Decided On March 24, 1983
GAURIDAS PRADHAN Appellant
V/S
STATE OF SIKKIM Respondents

JUDGEMENT

(1.) This revision must succeed and the impugned order of the learned Magistrate passed under 147 of the Code of Criminal Procedure, 1898 must be quashed.

(2.) It is settled law that the satisfaction of the Magistrate as to the existence of a dispute likely to cause a breach of peace concerning land or water or the boundaries thereof or regarding any alleged right to user of such land or water is the sole foundation of the jurisdiction to proceed under section 145 or section of 147 Chapter XII of the Code of 1898, which is still the Code operating in Sikkim. Section 532 of the Code of 1872, corresponding to section 147 of the Code of 1898, did not contain any reference to any likelihood of breach of peace, as the present section 147 does, but provided that the Magistrate could proceed there under, if a dispute arise concerning the right of any land or water, or any right of way,T whether or not there was any likelihood of breach of peace. But it was nevertheless settled, as would appear from the old Calcutta Division Bench decision delivered by Phear, J. in Rosik Lall Nundi v. Karlik Shaut, that the jurisdiction which is given to the Magistrate by this section is a jurisdiction which is intended for the purpose of preserving the public peace and that the object of the section is not to prevent the mischief or injury which may accrue by reason of the disturbance or assertion of the right to the persons who are disputing about it A fortiori, therefore, there can be no scope for any doubt that under section 147 or section 145 of the Code of 1898, which expressly postulates the existence of a dispute likely to cause a breach of the peace satisfaction all to the existence of such a dispute alone can vest the Magistrate with jurisdiction to proceed there under. Even though no citation should be necessary, reference may be made to the decision of the Supreme Court in Bhinka v. Charan Singh, where it has been observed (at 966) with reference to section 145 of the Code that the foundation of his jurisdiction is an apprehension of the breach of the peace and the observation of the Privy Council in Dinomoni Chowdhrani v. Brojo Mohini Chowdhrani, to the effect that these orders are merely police orders made to prevent breaches of the peace has been quoted with approval.

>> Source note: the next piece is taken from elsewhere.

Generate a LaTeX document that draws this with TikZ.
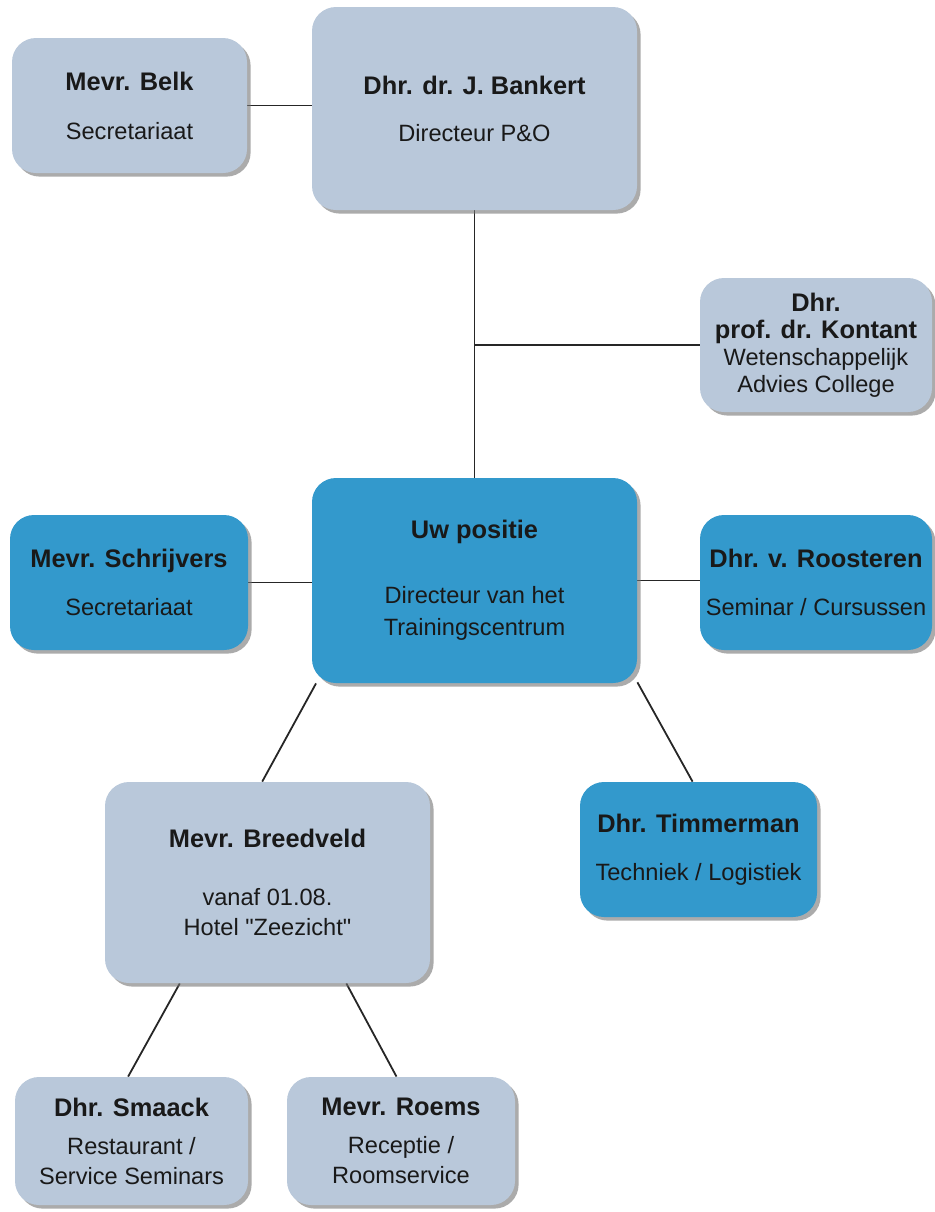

(3.) But though there has been no dispute during this long period of more than a century that the satisfaction of the Magistrate as to the apprehend on of the breach of peace is a sine qua non for the exercise of the jurisdiction under Chapter XII of the Code or under the corresponding provisions of the preceding Code there was difference of opinion among the different High Courts as to whether such an apprehension must also continue to exist at the time of the passing of the final order. This, however, has now-been set at rest by the Supreme Court in R. H. Bhutani v. Mani. J. Desai where Shelat, J., speaking for the three Judge Bench, has ruled (at 1447) that it is not necessary that at the time of passing the final order, the apprehension of breach of peace should continue or exist. If there is such an apprehension of breach of peace as to justify a Magistrate to invoke the jurisdiction under Chapter XII of the Code and the Magistrate, on being to satisfied, proceeds there under, it is not necessary that he must go on entertaining and/or recording such apprehension at all stages of the proceedings and his final order cannot be assailed on the ground that at the time of the passing thereof no such apprehension existed or has been recorded. Therefore, the impugned order in this case, even in spite of its absolute silence as to the existence or the continued existence of any such apprehension, is not assailable on that score.